The study surveyed 967 crashes, providing what the FMCSA referred to as “unprecedented detail about the events surrounding truck crashes that are not available anywhere else.”

It’s long been known that motorists are the cause of most accidents involving automobiles and heavy-duty trucks – but should this latest study be a cause for concern? Previously, the most frequently cited statistics involving the crash rates of heavy-duty vehicles was a study done by the University of Michigan Transport Research Institute.

That study showed 74% of fatal car/truck collisions were the fault of the motorist. Now, while taking into account the University of Michigan study focused on fatal accidents – it wasn’t uncommon to hear industry insiders use that study to validate their claims that the trucking industry consists of the safest drivers on the highway.

Many extrapolated that 74% of all car/truck collisions were caused by the motorist and when you combine that with the fact only 2% of all accidents involved a heavy-duty truck, it painted a pretty stellar picture of the industry’s safety record.

Having said that, there’s a big difference between 74% and 56%. The FMCSA study suggests nearly half of car/truck collisions are caused by the truck driver and if true – that should sound some alarm bells.

Nearly all available statistics indicate the trucking industry is continuously improving its safety record. Crash rates are decreasing while traffic volumes on North American highways are steadily rising. So what gives?

Why is it that nearly half of all car/truck collisions are now being blamed on our professional drivers?

Has the quality of professional drivers on our highways deteriorated in recent years? Are training standards diminishing due to the shortage of qualified drivers?

Are issues such as driver fatique and drug use more prevalent today than they were when the University of Michigan conducted its study several years ago? Or is it all much ado about nothing? The FMCSA doesn’t seem to think so.
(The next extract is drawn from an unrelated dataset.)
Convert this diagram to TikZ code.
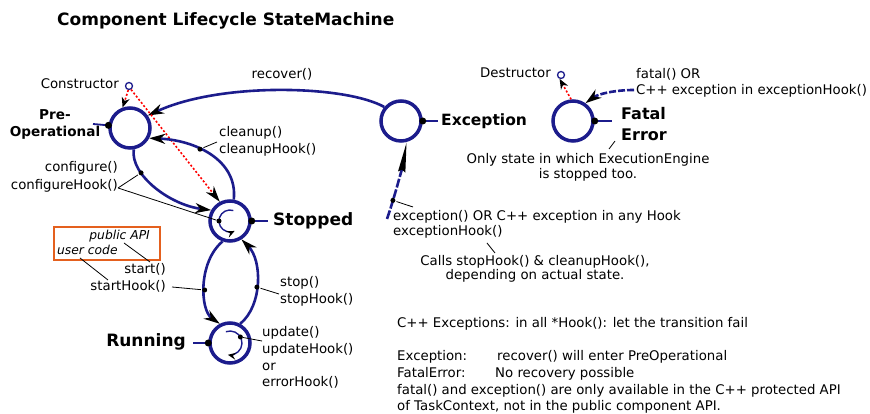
\documentclass[tikz,border=0pt]{standalone}
\usepackage{fontspec}
\setmainfont{DejaVu Sans}
\usetikzlibrary{arrows.meta}
\definecolor{navy}{RGB}{28,28,140}
\definecolor{orng}{RGB}{228,96,30}
\begin{document}
\begin{tikzpicture}[x=1pt,y=1pt,
  state/.style={circle, draw=navy, line width=3.5pt, minimum size=40pt, inner sep=0},
  init/.style={circle, draw=navy, line width=1.3pt, minimum size=7pt, inner sep=0},
  sdot/.style={circle, fill=black, inner sep=0, minimum size=7pt},
  pdot/.style={circle, fill=black, inner sep=0, minimum size=5pt},
  stub/.style={draw=navy, line width=1.8pt},
  trans/.style={draw=navy, line width=2.6pt},
  inner/.style={draw=navy, line width=1.4pt},
  arr/.style={-{Stealth[length=16pt,width=10pt,inset=5pt,black]}},
  sarr/.style={-{Stealth[length=10pt,width=8pt,inset=3pt,black]}},
  iarr/.style={-{Stealth[length=8pt,width=7pt,inset=3pt,black]}},
  longarr/.style={-{Stealth[length=30pt,width=7pt,inset=2pt,black]}},
  reddot/.style={draw=red, line width=1.6pt, dash pattern=on 2pt off 2pt},
  ptr/.style={draw=black, line width=0.8pt},
  lbl/.style={inner sep=0, font=\fontsize{13.3}{17}\selectfont},
  blbl/.style={inner sep=0, font=\fontsize{15.5}{20}\selectfont\bfseries},
  bigbl/.style={inner sep=0, font=\fontsize{17}{20}\selectfont\bfseries},
  ilbl/.style={inner sep=0, font=\fontsize{12.3}{14}\selectfont\itshape},
]
\useasboundingbox (0,0) rectangle (870,414);

% title
\node[inner sep=0, anchor=base west, font=\fontsize{17}{20}\selectfont\bfseries] (title) at (57,388) {Component Lifecycle StateMachine};

% states
\node[state] (pre) at (130,286) {};
\node[state] (stop) at (230,193) {};
\node[state] (run) at (230,71) {};
\node[state] (exc) at (401,293) {};
\node[state] (fatal) at (573,293) {};
\node[init] (cons) at (129,328) {};
\node[init] (destr) at (561,339) {};

% stubs
\coordinate (prestub) at (93,290);
\coordinate (stopstub) at (268,193);
\coordinate (runstub) at (193,71);
\coordinate (excstub) at (438,293);
\coordinate (fatalstub) at (612,293);
\draw[stub] (pre.173) -- (prestub);
\draw[stub] (stop.east) -- (stopstub);
\draw[stub] (run.west) -- (runstub);
\draw[stub] (exc.east) -- (excstub);
\draw[stub] (fatal.east) -- (fatalstub);
\node[sdot] (predot) at (pre.173) {};
\node[sdot] (stopdot) at (stop.east) {};
\node[sdot] (rundot) at (run.west) {};
\node[sdot] (excdot) at (exc.east) {};
\node[sdot] (fataldot) at (fatal.east) {};

% inner arcs
\draw[inner, iarr] ([shift={(72:11pt)}]stop.center) arc[start angle=72, end angle=295, radius=11pt];
\node[pdot] (stopin) at ([shift={(180:11pt)}]stop.center) {};
\draw[inner, iarr] ([shift={(110:12pt)}]run.center) arc[start angle=110, end angle=-100, radius=12pt];
\node[pdot] (runin) at ([shift={(30:12pt)}]run.center) {};

% transitions
\draw[trans, arr] (exc.140) .. controls (345,329) and (220,332) .. (pre.35);
\node[lbl, anchor=base] (recover) at (282,335) {recover()};

\draw[reddot, sarr] (cons.-100) -- (pre.110);
\draw[reddot, arr] (cons.-60) -- (stop.118);

\draw[trans, arr] (stop.80) .. controls (238,254) and (195,274) .. node[pdot, pos=0.6] (cdot) {} (pre.-28);
\draw[trans, arr] (pre.-80) .. controls (130,239) and (170,209) .. node[pdot, pos=0.3] (gdot) {} (stop.150);
\draw[trans, arr] (stop.-110) .. controls (198,152) and (200,104) .. node[pdot, pos=0.55] (sdotn) {} (run.118);
\draw[trans, arr] (run.62) .. controls (263,109) and (262,154) .. node[pdot, pos=0.45] (tdot) {} (stop.-58);

\coordinate (excstart) at (387,195);
\draw[trans, dash pattern=on 9pt off 2pt, longarr] (excstart) .. controls (395,218) and (403,250) .. node[pdot, pos=0.25] (edot) {} (exc.-75);
\coordinate (fatstart) at (634,324);
\draw[trans, dash pattern=on 7pt off 2pt, arr] (fatstart) .. controls (615,324) and (598,320) .. (fatal.55);
\draw[reddot, sarr] (fatal.95) -- (destr.-110);

% labels (multi-line nodes are anchored at the baseline of their last line)
\node[lbl, anchor=base east] (conslbl) at (119,325) {Constructor};
\node[lbl, anchor=base east] (destrlbl) at (551,336) {Destructor};
\node[lbl, anchor=base west, align=left, font=\fontsize{13.3}{16}\selectfont] (fatallbl) at (636,319) {fatal() OR\\C++ exception in exceptionHook()};
\node[blbl, anchor=base west] (exclbl) at (441,288) {Exception};
\node[anchor=base west, align=left, inner sep=0, font=\fontsize{16}{21}\selectfont\bfseries] (fatalname) at (621,273) {Fatal\\Error};
\node[inner sep=0, anchor=base, align=center, font=\fontsize{13.6}{17}\selectfont\bfseries] (prelbl) at (55,277) {Pre-\\Operational};
\node[lbl, anchor=base west, align=left] (cleanlbl) at (219,260) {cleanup()\\cleanupHook()};
\node[lbl, anchor=base east, align=right, font=\fontsize{13.3}{18}\selectfont] (conflbl) at (118,224) {configure()\\configureHook()};
\node[bigbl, anchor=base west] (stoplbl) at (273,188) {Stopped};
\node[ilbl, anchor=base east] (pubapi) at (150,174) {public API};
\node[ilbl, anchor=base west] (usercode) at (57,159) {user code};
\draw[orng, line width=2pt] (54,187) rectangle (160,154);
\node[lbl, anchor=base east, align=right] (startlbl) at (166,123) {start()\\startHook()};
\node[lbl, anchor=base west, align=left] (stoptr) at (280,110) {stop()\\stopHook()};
\node[bigbl, anchor=base east] (runlbl) at (186,67) {Running};
\node[lbl, anchor=base west, align=left, font=\fontsize{13.3}{16.7}\selectfont] (updlbl) at (262,27) {update()\\updateHook()\\or\\errorHook()};
\node[lbl, anchor=base west, align=left, font=\fontsize{13.3}{14.5}\selectfont] (exctr) at (393,178.5) {exception() OR C++ exception in any Hook\\exceptionHook()};
\node[lbl, anchor=base, align=center, font=\fontsize{13.3}{14}\selectfont] (calls) at (535,134) {Calls stopHook() \& cleanupHook(),\\depending on actual state.};
\node[lbl, anchor=base, align=center, font=\fontsize{13.3}{15}\selectfont] (only) at (588,235) {Only state in which ExecutionEngine\\is stopped too.};
\node[lbl, anchor=base west] (cppnote) at (397,86) {C++ Exceptions: in all *Hook(): let the transition fail};
\node[lbl, anchor=base west] (excnote) at (397,53) {Exception:};
\node[lbl, anchor=base west] (excnote2) at (497,53) {recover() will enter PreOperational};
\node[lbl, anchor=base west] (fatnote) at (397,36) {FatalError:};
\node[lbl, anchor=base west] (fatnote2) at (495,36) {No recovery possible};
\node[lbl, anchor=base west, align=left, font=\fontsize{13.3}{16}\selectfont] (apinote) at (397,3) {fatal() and exception() are only available in the C++ protected API\\of TaskContext, not in the public component API.};

% pointer lines
\coordinate (cptr) at (217,272);
\draw[ptr] (cdot) -- (cptr);
\coordinate (gptr) at (118,226);
\draw[ptr] (gdot) -- (gptr);
\draw[ptr] (gptr) -- (stopin);
\coordinate (sptr) at (172,127);
\draw[ptr] (sdotn) -- (sptr);
\coordinate (tptr) at (279,120);
\draw[ptr] (tdot) -- (tptr);
\coordinate (uptr) at (262,73);
\draw[ptr] (runin) -- (uptr);
\coordinate (eptr) at (413,207);
\draw[ptr] (edot) -- (eptr);
\coordinate (tick1a) at (487,171);
\coordinate (tick1b) at (495,161);
\draw[ptr] (tick1a) -- (tick1b);
\coordinate (tick2a) at (615,273);
\coordinate (tick2b) at (609,265);
\draw[ptr] (tick2a) -- (tick2b);
\coordinate (pa1) at (124,171);
\coordinate (pa2) at (150,152);
\draw[ptr] (pa1) -- (pa2);
\coordinate (uc1) at (80,156);
\coordinate (uc2) at (108,134);
\draw[ptr] (uc1) -- (uc2);
\end{tikzpicture}
\end{document}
The organization has since announced it will be delving further into the causes of heavy-duty truck crashes.

“This study makes it clear that we need to spend more time addressing driver behaviour, as well as making sure trucks and buses are fit for the road,” FMCSA administrator Annette M. Sandberg said.

“The multitude of data now available will allow us to analyze specific areas of behaviour and work with our industry and safety partners to develop an agenda on driver safety that will improve commercial motor vehicle driver performance.”

It seems the FMCSA is concerned – and rightfully so. Especially when you consider the study found that among truck drivers, prescription drug use was an “associated factor” in accidents 28.7% of the time; over-the-counter drugs 19.4% of the time; and driver fatigue 7.5% of the time.

While it’s encouraging that truckers enjoy the well-deserved reputation as being the safest drivers on the road, it’s important the industry resists the urge to turn a blind eye to the information contained within this report. While the industry’s safety record is to be applauded, this study is proof there’s still room for improvement.